Ieri vi abbiamo raccontato di come, in una lunga lettera aperta, Tim Cook spiega ai fan Apple il motivo per cui l’azienda rifiuta di eseguire un ordine della Corte Statunitense riguardo ad una collaborazione con il Federal Bureau of Investigation (FBI) e la creazione di una backdoor da usare per violare l’iPhone dell’attentatore “protagonista” della strage di San Bernardino e per eventuali indagini future.
Un rifiuto che ha fatto chiacchierare molti e che vede contrapposte diverse scuole di pensiero, rifiuto al quale – poche ore fa – ha fatto eco anche l’Amministratore Delegato di Google, Sundar Pichai, definendo la lettera di Tim Cook “importante” e sottolineando come assistere il Bureau per la violazione della privacy e l’accesso dei dati presenti sull’iPhone “potrebbe essere un pericoloso precedente”.
Pichai espone il suo pensiero con una serie di Tweet:
Creiamo prodotti che possano tenere al sicuro le informazioni e diamo all’autorità l’accesso ad esse in base a validi ordini legali. Ma ciò è completamente diverso dal chiedere alle aziende di permettere la violazione dei dispositivi e dei dati dei clienti.

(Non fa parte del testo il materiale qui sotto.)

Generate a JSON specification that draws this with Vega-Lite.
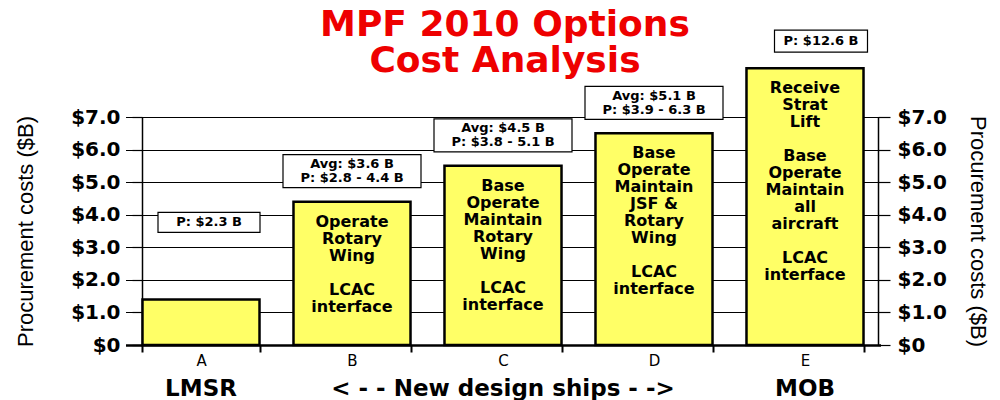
{
  "$schema": "https://vega.github.io/schema/vega-lite/v6.json",
  "width": 736,
  "height": 228,
  "autosize": {"type": "none"},
  "padding": {"left": 142, "top": 117, "right": 122, "bottom": 55},
  "background": "white",
  "config": {"view": {"stroke": null}},
  "title": {
    "text": ["MPF 2010 Options", "Cost Analysis"],
    "font": "DejaVu Sans",
    "fontSize": 36,
    "fontWeight": "bold",
    "color": "#ee0000",
    "lineHeight": 36,
    "anchor": "middle",
    "frame": "group",
    "offset": -50,
    "dx": -5
  },
  "data": {
    "values": [
      {"cat": "A", "value": 1.4, "desc": ["\u2800"], "note": ["P: $2.3  B"], "group": "LMSR"},
      {"cat": "B", "value": 4.4, "desc": ["Operate", "Rotary", "Wing", "\u2800", "LCAC", "interface"], "note": ["Avg: $3.6 B", "P: $2.8 -  4.4 B"], "group": ""},
      {"cat": "C", "value": 5.5, "desc": ["Base", "Operate", "Maintain", "Rotary", "Wing", "\u2800", "LCAC", "interface"], "note": ["Avg:  $4.5 B", "P: $3.8 - 5.1 B"], "group": "< - - New design ships - ->"},
      {"cat": "D", "value": 6.5, "desc": ["Base", "Operate", "Maintain", "JSF &", "Rotary", "Wing", "\u2800", "LCAC", "interface"], "note": ["Avg:  $5.1 B", "P: $3.9 - 6.3 B"], "group": ""},
      {"cat": "E", "value": 8.5, "desc": ["Receive", "Strat", "Lift", "\u2800", "Base", "Operate", "Maintain", "all", "aircraft", "\u2800", "LCAC", "interface"], "note": ["P: $12.6 B"], "group": "MOB"}
    ]
  },
  "encoding": {
    "x": {
      "field": "cat",
      "type": "nominal",
      "sort": null,
      "title": null,
      "scale": {"range": [-16.5, 738.5], "paddingInner": 0.225, "paddingOuter": 0.1125},
      "axis": {
        "labelAngle": 0,
        "labelFont": "DejaVu Sans",
        "labelFontSize": 15,
        "labelColor": "black",
        "labelPadding": 1,
        "domainColor": "black",
        "domainWidth": 2.5,
        "tickColor": "black",
        "tickWidth": 2,
        "tickSize": 7,
        "tickBand": "extent",
        "grid": false
      }
    }
  },
  "layer": [
    {
      "mark": {"type": "bar", "fill": "#ffff66", "stroke": "black", "strokeWidth": 2.5},
      "encoding": {
        "y": {
          "field": "value",
          "type": "quantitative",
          "scale": {"domain": [0, 7], "nice": false},
          "axis": {
            "orient": "left",
            "values": [0, 1, 2, 3, 4, 5, 6, 7],
            "labelExpr": "datum.value == 0 ? '$0' : '$' + format(datum.value, '.1f')",
            "labelFont": "DejaVu Sans",
            "labelFontWeight": "bold",
            "labelFontSize": 20,
            "labelColor": "black",
            "labelPadding": 12,
            "tickSize": 10,
            "tickColor": "black",
            "tickWidth": 1.2,
            "domainColor": "black",
            "domainWidth": 1.5,
            "grid": true,
            "gridColor": "black",
            "gridWidth": 1,
            "gridOpacity": 1,
            "title": "Procurement costs ($B)",
            "titleFont": "Liberation Sans",
            "titleFontSize": 22,
            "titleFontWeight": "normal",
            "titleColor": "black",
            "titleAngle": -90,
            "titleAlign": "center",
            "titleBaseline": "middle",
            "titleX": -117,
            "titleY": 114
          }
        }
      }
    },
    {
      "mark": {"type": "text", "font": "DejaVu Sans", "fontWeight": "bold", "fontSize": 16, "lineHeight": 17, "baseline": "top", "dy": 12, "color": "black"},
      "encoding": {
        "y": {"field": "value", "type": "quantitative", "scale": {"domain": [0, 7], "nice": false}, "axis": null},
        "text": {"field": "desc", "type": "nominal"}
      }
    },
    {
      "transform": [{"filter": "indexof(['B','C','D'], datum.cat) >= 0"}],
      "mark": {"type": "bar", "fill": "white", "stroke": "black", "strokeWidth": 1.2, "width": 138, "yOffset": -14, "y2Offset": -47},
      "encoding": {
        "y": {"field": "value", "type": "quantitative", "scale": {"domain": [0, 7], "nice": false}, "axis": null},
        "y2": {"field": "value"}
      }
    },
    {
      "transform": [{"filter": "datum.cat == 'A'"}],
      "mark": {"type": "bar", "fill": "white", "stroke": "black", "strokeWidth": 1.2, "width": 102, "xOffset": 8, "yOffset": -67, "y2Offset": -87},
      "encoding": {
        "y": {"field": "value", "type": "quantitative", "scale": {"domain": [0, 7], "nice": false}, "axis": null},
        "y2": {"field": "value"}
      }
    },
    {
      "transform": [{"filter": "datum.cat == 'E'"}],
      "mark": {"type": "bar", "fill": "white", "stroke": "black", "strokeWidth": 1.2, "width": 93, "xOffset": 16, "yOffset": -16, "y2Offset": -38},
      "encoding": {
        "y": {"field": "value", "type": "quantitative", "scale": {"domain": [0, 7], "nice": false}, "axis": null},
        "y2": {"field": "value"}
      }
    },
    {
      "transform": [{"filter": "indexof(['B','C','D'], datum.cat) >= 0"}],
      "mark": {"type": "text", "font": "DejaVu Sans", "fontWeight": "bold", "fontSize": 13, "lineHeight": 14, "baseline": "middle", "dy": -37.5, "color": "black"},
      "encoding": {
        "y": {
          "field": "value",
          "type": "quantitative",
          "scale": {"domain": [0, 7], "nice": false},
          "axis": {
            "orient": "right",
            "values": [0, 1, 2, 3, 4, 5, 6, 7],
            "labelExpr": "datum.value == 0 ? '$0' : '$' + format(datum.value, '.1f')",
            "labelFont": "DejaVu Sans",
            "labelFontWeight": "bold",
            "labelFontSize": 20,
            "labelColor": "black",
            "labelPadding": 7,
            "tickSize": 12,
            "tickColor": "black",
            "tickWidth": 1.2,
            "domainColor": "black",
            "domainWidth": 1.5,
            "grid": false,
            "title": "Procurement costs ($B)",
            "titleFont": "Liberation Sans",
            "titleFontSize": 22,
            "titleFontWeight": "normal",
            "titleColor": "black",
            "titleAngle": 90,
            "titleAlign": "center",
            "titleBaseline": "middle",
            "titleX": 99,
            "titleY": 114
          }
        },
        "text": {"field": "note", "type": "nominal"}
      }
    },
    {
      "transform": [{"filter": "datum.cat == 'A'"}],
      "mark": {"type": "text", "font": "DejaVu Sans", "fontWeight": "bold", "fontSize": 13, "baseline": "middle", "dx": 8, "dy": -77, "color": "black"},
      "encoding": {
        "y": {"field": "value", "type": "quantitative", "scale": {"domain": [0, 7], "nice": false}, "axis": null},
        "text": {"field": "note", "type": "nominal"}
      }
    },
    {
      "transform": [{"filter": "datum.cat == 'E'"}],
      "mark": {"type": "text", "font": "DejaVu Sans", "fontWeight": "bold", "fontSize": 13, "baseline": "middle", "dx": 16, "dy": -27, "color": "black"},
      "encoding": {
        "y": {"field": "value", "type": "quantitative", "scale": {"domain": [0, 7], "nice": false}, "axis": null},
        "text": {"field": "note", "type": "nominal"}
      }
    },
    {
      "transform": [{"filter": "datum.group != ''"}],
      "mark": {"type": "text", "font": "DejaVu Sans", "fontWeight": "bold", "fontSize": 23, "baseline": "middle", "dy": 44, "color": "black"},
      "encoding": {
        "y": {"datum": 0, "type": "quantitative", "scale": {"domain": [0, 7], "nice": false}, "axis": null},
        "text": {"field": "group", "type": "nominal"}
      }
    }
  ],
  "resolve": {"axis": {"y": "independent"}}
}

Costringerle a farlo potrebbe compromettere la privacy degli utenti
Afferma Pichai, concludendo di
essere predisposto ad una discussione aperta e produttiva su questa importante questione.
Insomma, un altro pezzo grosso di ciò che compone ad oggi Internet e l’intero mondo dei dispositivi connessi si è espresso a favore della tutela della privacy: che sia mossa di mercato o vera “dedizione alla causa” non possiamo dirlo in nessuno dei due casi, sta di fatto che questa resta una spinosa ed intricata questione per la quale un eventuale compromesso sembra ancora tremendamente lontano.